-- STATED TASK --
Omit any picture, and return the remaining data exactly as written.

-- MATERIAL PROVIDED --

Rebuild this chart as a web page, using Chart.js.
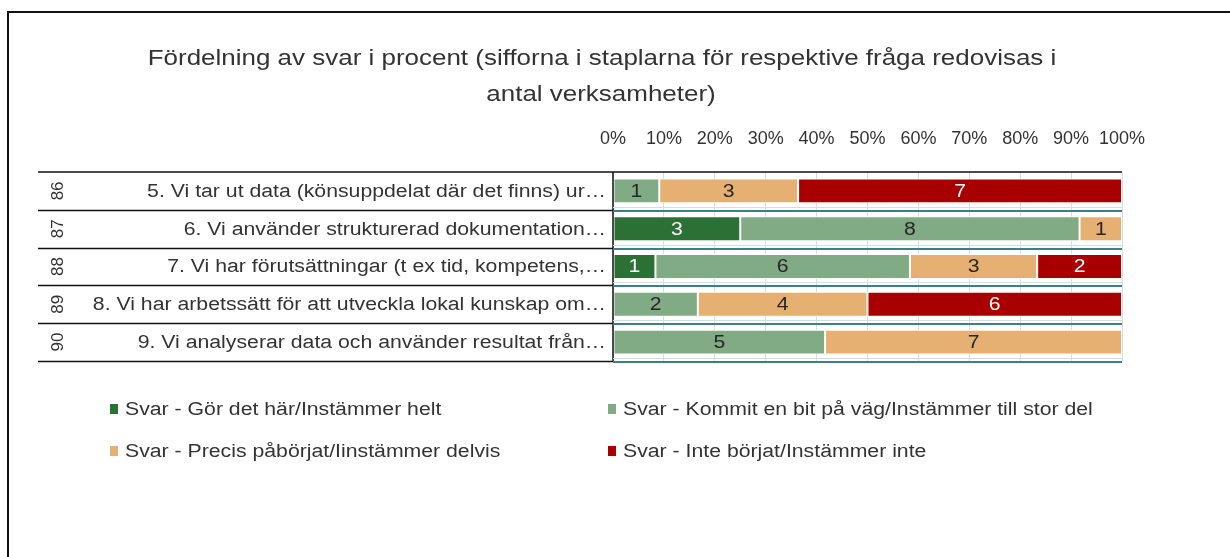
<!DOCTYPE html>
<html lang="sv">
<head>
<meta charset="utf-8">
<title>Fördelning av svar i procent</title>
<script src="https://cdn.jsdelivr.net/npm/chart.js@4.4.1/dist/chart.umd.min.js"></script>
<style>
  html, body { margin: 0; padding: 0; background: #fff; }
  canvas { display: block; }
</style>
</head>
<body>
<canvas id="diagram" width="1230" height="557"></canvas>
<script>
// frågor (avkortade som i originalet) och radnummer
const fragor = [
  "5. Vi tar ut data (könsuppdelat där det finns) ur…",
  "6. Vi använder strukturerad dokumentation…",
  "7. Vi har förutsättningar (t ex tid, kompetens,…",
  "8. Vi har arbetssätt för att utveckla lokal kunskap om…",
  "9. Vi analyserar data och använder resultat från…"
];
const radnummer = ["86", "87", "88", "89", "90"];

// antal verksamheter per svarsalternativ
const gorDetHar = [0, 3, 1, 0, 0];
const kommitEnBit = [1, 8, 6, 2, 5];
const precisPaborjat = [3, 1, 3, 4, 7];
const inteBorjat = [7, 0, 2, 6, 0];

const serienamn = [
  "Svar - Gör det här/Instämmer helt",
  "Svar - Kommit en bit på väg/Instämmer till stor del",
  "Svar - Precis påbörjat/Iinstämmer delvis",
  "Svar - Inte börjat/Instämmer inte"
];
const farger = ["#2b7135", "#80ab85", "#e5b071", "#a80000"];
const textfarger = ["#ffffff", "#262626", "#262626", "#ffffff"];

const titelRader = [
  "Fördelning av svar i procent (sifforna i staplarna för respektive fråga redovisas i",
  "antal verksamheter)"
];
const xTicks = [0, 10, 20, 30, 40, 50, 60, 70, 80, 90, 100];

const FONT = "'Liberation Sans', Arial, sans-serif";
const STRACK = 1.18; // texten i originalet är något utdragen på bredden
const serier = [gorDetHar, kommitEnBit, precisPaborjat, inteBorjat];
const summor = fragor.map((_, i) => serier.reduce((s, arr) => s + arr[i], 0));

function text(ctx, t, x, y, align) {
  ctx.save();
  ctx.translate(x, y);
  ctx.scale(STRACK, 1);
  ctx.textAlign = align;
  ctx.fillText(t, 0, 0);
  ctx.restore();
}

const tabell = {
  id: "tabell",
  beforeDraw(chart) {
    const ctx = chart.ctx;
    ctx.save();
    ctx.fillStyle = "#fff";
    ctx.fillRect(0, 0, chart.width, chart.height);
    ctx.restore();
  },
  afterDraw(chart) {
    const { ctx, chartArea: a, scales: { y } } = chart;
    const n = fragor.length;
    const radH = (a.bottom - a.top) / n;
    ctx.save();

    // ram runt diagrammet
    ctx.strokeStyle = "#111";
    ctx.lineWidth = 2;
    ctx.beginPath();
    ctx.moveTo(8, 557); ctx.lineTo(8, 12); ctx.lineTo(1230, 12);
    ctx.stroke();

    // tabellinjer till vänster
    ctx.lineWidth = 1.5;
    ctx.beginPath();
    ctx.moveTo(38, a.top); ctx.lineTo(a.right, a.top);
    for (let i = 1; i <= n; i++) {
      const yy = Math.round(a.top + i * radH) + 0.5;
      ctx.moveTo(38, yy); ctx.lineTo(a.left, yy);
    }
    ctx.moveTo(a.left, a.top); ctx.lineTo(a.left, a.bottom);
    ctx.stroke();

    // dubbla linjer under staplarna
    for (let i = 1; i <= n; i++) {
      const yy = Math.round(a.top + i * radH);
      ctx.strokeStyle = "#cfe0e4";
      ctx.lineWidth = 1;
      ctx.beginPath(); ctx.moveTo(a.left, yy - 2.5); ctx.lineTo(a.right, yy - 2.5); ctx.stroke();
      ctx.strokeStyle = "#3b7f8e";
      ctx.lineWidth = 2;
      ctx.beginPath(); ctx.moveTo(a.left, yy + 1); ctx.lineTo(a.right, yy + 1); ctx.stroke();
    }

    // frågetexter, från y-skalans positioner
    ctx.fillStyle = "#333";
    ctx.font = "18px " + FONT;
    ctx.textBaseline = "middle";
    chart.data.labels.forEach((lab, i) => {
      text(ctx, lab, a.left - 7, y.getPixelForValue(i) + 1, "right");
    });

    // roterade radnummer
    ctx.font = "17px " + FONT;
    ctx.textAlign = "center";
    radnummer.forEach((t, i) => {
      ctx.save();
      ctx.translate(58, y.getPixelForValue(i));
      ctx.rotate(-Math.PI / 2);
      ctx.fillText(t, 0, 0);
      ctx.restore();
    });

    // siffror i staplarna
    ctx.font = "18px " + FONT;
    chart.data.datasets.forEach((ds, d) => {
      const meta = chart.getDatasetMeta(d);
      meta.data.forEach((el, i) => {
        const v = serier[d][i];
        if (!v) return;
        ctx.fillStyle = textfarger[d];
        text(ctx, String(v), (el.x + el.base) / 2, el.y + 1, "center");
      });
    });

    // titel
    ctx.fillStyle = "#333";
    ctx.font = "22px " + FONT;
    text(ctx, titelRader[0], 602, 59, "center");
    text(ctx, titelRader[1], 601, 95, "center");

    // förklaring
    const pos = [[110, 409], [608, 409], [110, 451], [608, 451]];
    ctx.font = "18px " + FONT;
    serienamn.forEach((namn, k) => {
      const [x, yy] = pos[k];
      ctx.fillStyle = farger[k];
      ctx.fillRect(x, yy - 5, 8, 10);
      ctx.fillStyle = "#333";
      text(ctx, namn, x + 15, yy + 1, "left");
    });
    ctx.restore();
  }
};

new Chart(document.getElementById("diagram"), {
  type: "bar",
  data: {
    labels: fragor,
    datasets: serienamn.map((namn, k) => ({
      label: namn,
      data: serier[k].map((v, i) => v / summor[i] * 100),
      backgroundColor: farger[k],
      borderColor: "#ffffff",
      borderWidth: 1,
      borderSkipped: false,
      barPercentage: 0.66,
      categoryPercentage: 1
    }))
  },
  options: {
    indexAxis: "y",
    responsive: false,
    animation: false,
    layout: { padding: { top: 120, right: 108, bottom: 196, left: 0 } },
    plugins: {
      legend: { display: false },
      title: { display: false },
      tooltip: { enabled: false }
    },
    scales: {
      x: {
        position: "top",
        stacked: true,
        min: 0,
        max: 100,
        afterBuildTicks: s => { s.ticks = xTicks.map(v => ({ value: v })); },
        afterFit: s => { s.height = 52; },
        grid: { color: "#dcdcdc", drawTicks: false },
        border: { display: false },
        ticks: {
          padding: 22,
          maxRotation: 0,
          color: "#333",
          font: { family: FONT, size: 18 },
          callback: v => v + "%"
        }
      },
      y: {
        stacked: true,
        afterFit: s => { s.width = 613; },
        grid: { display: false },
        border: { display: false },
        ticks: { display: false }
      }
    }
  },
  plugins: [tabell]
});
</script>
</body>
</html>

-- SOLUTION --
Rebuild this chart as a web page, using Chart.js.
<!DOCTYPE html>
<html lang="sv">
<head>
<meta charset="utf-8">
<title>Fördelning av svar i procent</title>
<script src="https://cdn.jsdelivr.net/npm/chart.js@4.4.1/dist/chart.umd.min.js"></script>
<style>
  html, body { margin: 0; padding: 0; background: #fff; }
  canvas { display: block; }
</style>
</head>
<body>
<canvas id="diagram" width="1230" height="557"></canvas>
<script>
// frågor (avkortade som i originalet) och radnummer
const fragor = [
  "5. Vi tar ut data (könsuppdelat där det finns) ur…",
  "6. Vi använder strukturerad dokumentation…",
  "7. Vi har förutsättningar (t ex tid, kompetens,…",
  "8. Vi har arbetssätt för att utveckla lokal kunskap om…",
  "9. Vi analyserar data och använder resultat från…"
];
const radnummer = ["86", "87", "88", "89", "90"];

// antal verksamheter per svarsalternativ
const gorDetHar = [0, 3, 1, 0, 0];
const kommitEnBit = [1, 8, 6, 2, 5];
const precisPaborjat = [3, 1, 3, 4, 7];
const inteBorjat = [7, 0, 2, 6, 0];

const serienamn = [
  "Svar - Gör det här/Instämmer helt",
  "Svar - Kommit en bit på väg/Instämmer till stor del",
  "Svar - Precis påbörjat/Iinstämmer delvis",
  "Svar - Inte börjat/Instämmer inte"
];
const farger = ["#2b7135", "#80ab85", "#e5b071", "#a80000"];
const textfarger = ["#ffffff", "#262626", "#262626", "#ffffff"];

const titelRader = [
  "Fördelning av svar i procent (sifforna i staplarna för respektive fråga redovisas i",
  "antal verksamheter)"
];
const xTicks = [0, 10, 20, 30, 40, 50, 60, 70, 80, 90, 100];

const FONT = "'Liberation Sans', Arial, sans-serif";
const STRACK = 1.18; // texten i originalet är något utdragen på bredden
const serier = [gorDetHar, kommitEnBit, precisPaborjat, inteBorjat];
const summor = fragor.map((_, i) => serier.reduce((s, arr) => s + arr[i], 0));

function text(ctx, t, x, y, align) {
  ctx.save();
  ctx.translate(x, y);
  ctx.scale(STRACK, 1);
  ctx.textAlign = align;
  ctx.fillText(t, 0, 0);
  ctx.restore();
}

const tabell = {
  id: "tabell",
  beforeDraw(chart) {
    const ctx = chart.ctx;
    ctx.save();
    ctx.fillStyle = "#fff";
    ctx.fillRect(0, 0, chart.width, chart.height);
    ctx.restore();
  },
  afterDraw(chart) {
    const { ctx, chartArea: a, scales: { y } } = chart;
    const n = fragor.length;
    const radH = (a.bottom - a.top) / n;
    ctx.save();

    // ram runt diagrammet
    ctx.strokeStyle = "#111";
    ctx.lineWidth = 2;
    ctx.beginPath();
    ctx.moveTo(8, 557); ctx.lineTo(8, 12); ctx.lineTo(1230, 12);
    ctx.stroke();

    // tabellinjer till vänster
    ctx.lineWidth = 1.5;
    ctx.beginPath();
    ctx.moveTo(38, a.top); ctx.lineTo(a.right, a.top);
    for (let i = 1; i <= n; i++) {
      const yy = Math.round(a.top + i * radH) + 0.5;
      ctx.moveTo(38, yy); ctx.lineTo(a.left, yy);
    }
    ctx.moveTo(a.left, a.top); ctx.lineTo(a.left, a.bottom);
    ctx.stroke();

    // dubbla linjer under staplarna
    for (let i = 1; i <= n; i++) {
      const yy = Math.round(a.top + i * radH);
      ctx.strokeStyle = "#cfe0e4";
      ctx.lineWidth = 1;
      ctx.beginPath(); ctx.moveTo(a.left, yy - 2.5); ctx.lineTo(a.right, yy - 2.5); ctx.stroke();
      ctx.strokeStyle = "#3b7f8e";
      ctx.lineWidth = 2;
      ctx.beginPath(); ctx.moveTo(a.left, yy + 1); ctx.lineTo(a.right, yy + 1); ctx.stroke();
    }

    // frågetexter, från y-skalans positioner
    ctx.fillStyle = "#333";
    ctx.font = "18px " + FONT;
    ctx.textBaseline = "middle";
    chart.data.labels.forEach((lab, i) => {
      text(ctx, lab, a.left - 7, y.getPixelForValue(i) + 1, "right");
    });

    // roterade radnummer
    ctx.font = "17px " + FONT;
    ctx.textAlign = "center";
    radnummer.forEach((t, i) => {
      ctx.save();
      ctx.translate(58, y.getPixelForValue(i));
      ctx.rotate(-Math.PI / 2);
      ctx.fillText(t, 0, 0);
      ctx.restore();
    });

    // siffror i staplarna
    ctx.font = "18px " + FONT;
    chart.data.datasets.forEach((ds, d) => {
      const meta = chart.getDatasetMeta(d);
      meta.data.forEach((el, i) => {
        const v = serier[d][i];
        if (!v) return;
        ctx.fillStyle = textfarger[d];
        text(ctx, String(v), (el.x + el.base) / 2, el.y + 1, "center");
      });
    });

    // titel
    ctx.fillStyle = "#333";
    ctx.font = "22px " + FONT;
    text(ctx, titelRader[0], 602, 59, "center");
    text(ctx, titelRader[1], 601, 95, "center");

    // förklaring
    const pos = [[110, 409], [608, 409], [110, 451], [608, 451]];
    ctx.font = "18px " + FONT;
    serienamn.forEach((namn, k) => {
      const [x, yy] = pos[k];
      ctx.fillStyle = farger[k];
      ctx.fillRect(x, yy - 5, 8, 10);
      ctx.fillStyle = "#333";
      text(ctx, namn, x + 15, yy + 1, "left");
    });
    ctx.restore();
  }
};

new Chart(document.getElementById("diagram"), {
  type: "bar",
  data: {
    labels: fragor,
    datasets: serienamn.map((namn, k) => ({
      label: namn,
      data: serier[k].map((v, i) => v / summor[i] * 100),
      backgroundColor: farger[k],
      borderColor: "#ffffff",
      borderWidth: 1,
      borderSkipped: false,
      barPercentage: 0.66,
      categoryPercentage: 1
    }))
  },
  options: {
    indexAxis: "y",
    responsive: false,
    animation: false,
    layout: { padding: { top: 120, right: 108, bottom: 196, left: 0 } },
    plugins: {
      legend: { display: false },
      title: { display: false },
      tooltip: { enabled: false }
    },
    scales: {
      x: {
        position: "top",
        stacked: true,
        min: 0,
        max: 100,
        afterBuildTicks: s => { s.ticks = xTicks.map(v => ({ value: v })); },
        afterFit: s => { s.height = 52; },
        grid: { color: "#dcdcdc", drawTicks: false },
        border: { display: false },
        ticks: {
          padding: 22,
          maxRotation: 0,
          color: "#333",
          font: { family: FONT, size: 18 },
          callback: v => v + "%"
        }
      },
      y: {
        stacked: true,
        afterFit: s => { s.width = 613; },
        grid: { display: false },
        border: { display: false },
        ticks: { display: false }
      }
    }
  },
  plugins: [tabell]
});
</script>
</body>
</html>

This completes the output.